9. The show has fun with itself. This is a pretty key thing about a trashy show. If it’s a trashy show that takes itself super seriously, it’s not as much fun to watch. If the writers are having fun, and the actors are having fun, then fun is much likelier to be had by me too. These writers are having fun. They know you think that guy’s a vampire, and they like screwing around with you a little bit before they’ll confirm or deny. They know you think the girl’s about to be rescued in the nick of time, so instead of that the vampire kills her. Ah, it’s the best.
10. The heroine has an evil twin, SHE HAS AN EVIL TWIN. Well, not exactly. But close. Y’all, I don’t know if you know this about me, but evil twins are one of my favorite things in the world. My mother watched a lot of soap operas when pregnant with me, and I think I absorbed a taste for that sort of thing along with all the, whatever, amniotic nutrients and whatnot. Anyway, the heroine in The Vampire Diaries has an evil double, and if I’m honest, the knowledge that she had an evil double who (SPOILERS) would eventually show up and make people’s lives terrible is the reason I stuck around until episode seven to see this show become (as stated in Reason 1) awesome.
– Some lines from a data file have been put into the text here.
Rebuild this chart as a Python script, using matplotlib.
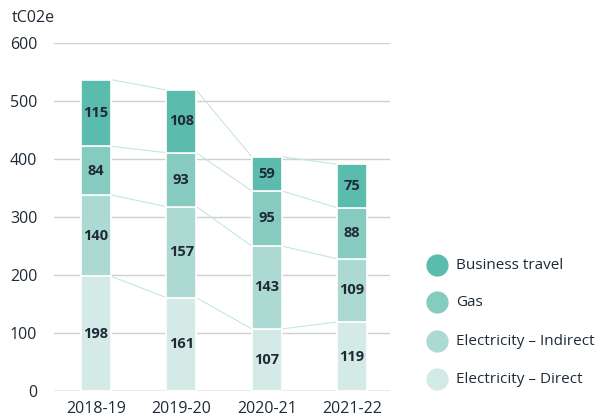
import matplotlib.pyplot as plt
import numpy as np

years = ['2018-19', '2019-20', '2020-21', '2021-22']
direct = [198, 161, 107, 119]
indirect = [140, 157, 143, 109]
gas = [84, 93, 95, 88]
travel = [115, 108, 59, 75]

series = [direct, indirect, gas, travel]
names = ['Electricity – Direct', 'Electricity – Indirect', 'Gas', 'Business travel']
colors = ['#d4eae6', '#acd9d2', '#86cbbf', '#5bbcae']

plt.rcParams['font.family'] = ['Open Sans', 'DejaVu Sans']
text_col = '#1f2a36'

fig = plt.figure(figsize=(6.09, 4.19), dpi=100)
ax = fig.add_axes([0.0887, 0.0668, 0.5513, 0.8305])

x = np.arange(len(years))
w = 0.35
bottom = np.zeros(len(years))
tops = []
for vals, col in zip(series, colors):
    vals = np.array(vals)
    ax.bar(x, vals, w, bottom=bottom, color=col, edgecolor='white', linewidth=1.2, zorder=3)
    for xi, b, v in zip(x, bottom, vals):
        ax.text(xi, b + v / 2, str(v), ha='center', va='center', fontsize=10.5,
                fontweight='bold', color=text_col, zorder=4)
    bottom = bottom + vals
    tops.append(bottom.copy())

# connector lines between stacked levels
for lvl in tops:
    for i in range(len(years) - 1):
        ax.plot([x[i] + w / 2, x[i + 1] - w / 2], [lvl[i], lvl[i + 1]],
                color='#c6e6e0', linewidth=0.8, zorder=2)

ax.set_xlim(-0.49, 3.44)
ax.set_ylim(0, 600)
ax.set_yticks(range(0, 601, 100))
ax.set_xticks(x)
ax.set_xticklabels(years)
ax.yaxis.grid(True, color='#d0d0d0', linewidth=1, zorder=0)
ax.set_axisbelow(True)
for s in ax.spines.values():
    s.set_visible(False)
ax.axhline(0, color='#bdbdbd', linewidth=1, zorder=1)
ax.tick_params(length=0, labelsize=11.5, colors=text_col, pad=12)
ax.tick_params(axis='x', pad=7)

fig.text(12 / 609, 1 - 18 / 419, 'tC02e', fontsize=11.5, color=text_col, va='center')

# legend
leg_y = [265, 302, 341, 379]
for yy, nm, col in zip(leg_y, names[::-1], colors[::-1]):
    fig.lines.append(plt.Line2D([437 / 609], [1 - yy / 419], marker='o', markersize=15,
                                color=col, transform=fig.transFigure, linestyle='none'))
    fig.text(456 / 609, 1 - yy / 419, nm, fontsize=11, color=text_col, va='center')

fig.savefig('out.png', dpi=100)
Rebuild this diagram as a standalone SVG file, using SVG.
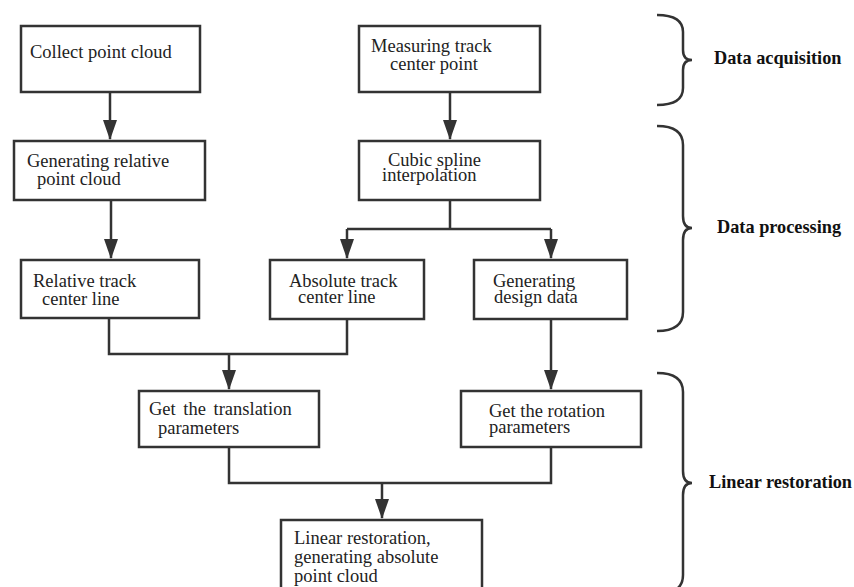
<svg xmlns="http://www.w3.org/2000/svg" width="854" height="587" viewBox="0 0 854 587">
<defs>
<style>
.box{fill:#fff;stroke:#333;stroke-width:2.5}
.t{font-family:"Liberation Serif","DejaVu Serif",serif;font-size:18.5px;fill:#222}
.lab{font-family:"Liberation Serif","DejaVu Serif",serif;font-size:18.3px;font-weight:bold;fill:#111}
.ln{fill:none;stroke:#333;stroke-width:2.5}
.br{fill:none;stroke:#333;stroke-width:2.5}
</style>
<marker id="ah" markerUnits="userSpaceOnUse" markerWidth="20" markerHeight="14" viewBox="0 0 20 14" refX="19" refY="7" orient="auto">
<path d="M0,0 L20,7 L0,14 Z" fill="#333"/>
</marker>
</defs>
<rect width="854" height="587" fill="#fff"/>
<g id="connectors">
<path class="ln" d="M110,92 V139" marker-end="url(#ah)"/>
<path class="ln" d="M450,92 V139" marker-end="url(#ah)"/>
<path class="ln" d="M111,200 V258" marker-end="url(#ah)"/>
<path class="ln" d="M450,200 V229 M347,229 H551"/>
<path class="ln" d="M347,229 V258" marker-end="url(#ah)"/>
<path class="ln" d="M551,229 V258" marker-end="url(#ah)"/>
<path class="ln" d="M109,318 V354 H347 V319"/>
<path class="ln" d="M229,354 V389" marker-end="url(#ah)"/>
<path class="ln" d="M551,319 V389" marker-end="url(#ah)"/>
<path class="ln" d="M229,447 V483 H551 V447"/>
<path class="ln" d="M382,483 V518" marker-end="url(#ah)"/>
</g>
<g id="n1"><rect class="box" x="21" y="26" width="179" height="66"/><text class="t" x="30" y="58">Collect point cloud</text></g>
<g id="n2"><rect class="box" x="359" y="26" width="181" height="66"/><text class="t" x="371" y="52">Measuring track</text><text class="t" x="390" y="70">center point</text></g>
<g id="n3"><rect class="box" x="14" y="141" width="191" height="59"/><text class="t" x="27" y="167">Generating relative</text><text class="t" x="37" y="185">point cloud</text></g>
<g id="n4"><rect class="box" x="359" y="141" width="181" height="59"/><text class="t" x="388" y="166">Cubic spline</text><text class="t" x="382" y="181">interpolation</text></g>
<g id="n5"><rect class="box" x="21" y="260" width="178" height="58"/><text class="t" x="33" y="287">Relative track</text><text class="t" x="42" y="305">center line</text></g>
<g id="n6"><rect class="box" x="270" y="260" width="154" height="59"/><text class="t" x="289" y="287">Absolute track</text><text class="t" x="298" y="303">center line</text></g>
<g id="n7"><rect class="box" x="474" y="260" width="153" height="59"/><text class="t" x="493" y="287">Generating</text><text class="t" x="494" y="303">design data</text></g>
<g id="n8"><rect class="box" x="139" y="391" width="180" height="56"/><text class="t" x="149" y="415" word-spacing="3">Get the translation</text><text class="t" x="158" y="434">parameters</text></g>
<g id="n9"><rect class="box" x="461" y="391" width="180" height="56"/><text class="t" x="489" y="417">Get the rotation</text><text class="t" x="489" y="433">parameters</text></g>
<g id="n10"><rect class="box" x="281" y="520" width="201" height="80"/><text class="t" x="294" y="544">Linear restoration,</text><text class="t" x="294" y="563">generating absolute</text><text class="t" x="294" y="582">point cloud</text></g>
<g id="stages">
<path class="br" d="M657,15 Q683,15 683,32 V50 Q683,60 692,60 Q683,60 683,70 V88 Q683,105 657,105"/>
<text class="lab" x="714" y="64">Data acquisition</text>
<path class="br" d="M657,126 Q683,126 683,145 V216 Q683,228 692,228 Q683,228 683,240 V312 Q683,331 657,331"/>
<text class="lab" x="717" y="233">Data processing</text>
<path class="br" d="M657,373 Q683,373 683,392 V471 Q683,483 692,483 Q683,483 683,495 V575 Q683,594 657,594"/>
<text class="lab" x="709" y="488">Linear restoration</text>
</g>
</svg>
EVIL TWIN. EVIL TWIN. EVIL TWIN.
10a. (Spoilers, a little bit, but spoilers I would be okay with reading). The show comments on the fact that the heroine’s evil twin (actually her ancestor) looks exactly like her. We are all used to that TV show trope whereby the actors play their present-day characters and the flashback ancestors of their present-day characters, and we go with it because we’re used to it. The Vampire Diaries heroine is like, “So she and I are identical. We’re related, whatever, but why are we EXACTLY INDISTINGUISHABLY IDENTICAL?” I’m fine with the trope, but it’s fun to see tropes subverted, and this is the first time I’ve ever seen this particular one subverted. And brains like new stuff. So, yay.
The Vampire Diaries. It’s on Netflix. Hit that up and then go tell Amy how right she was.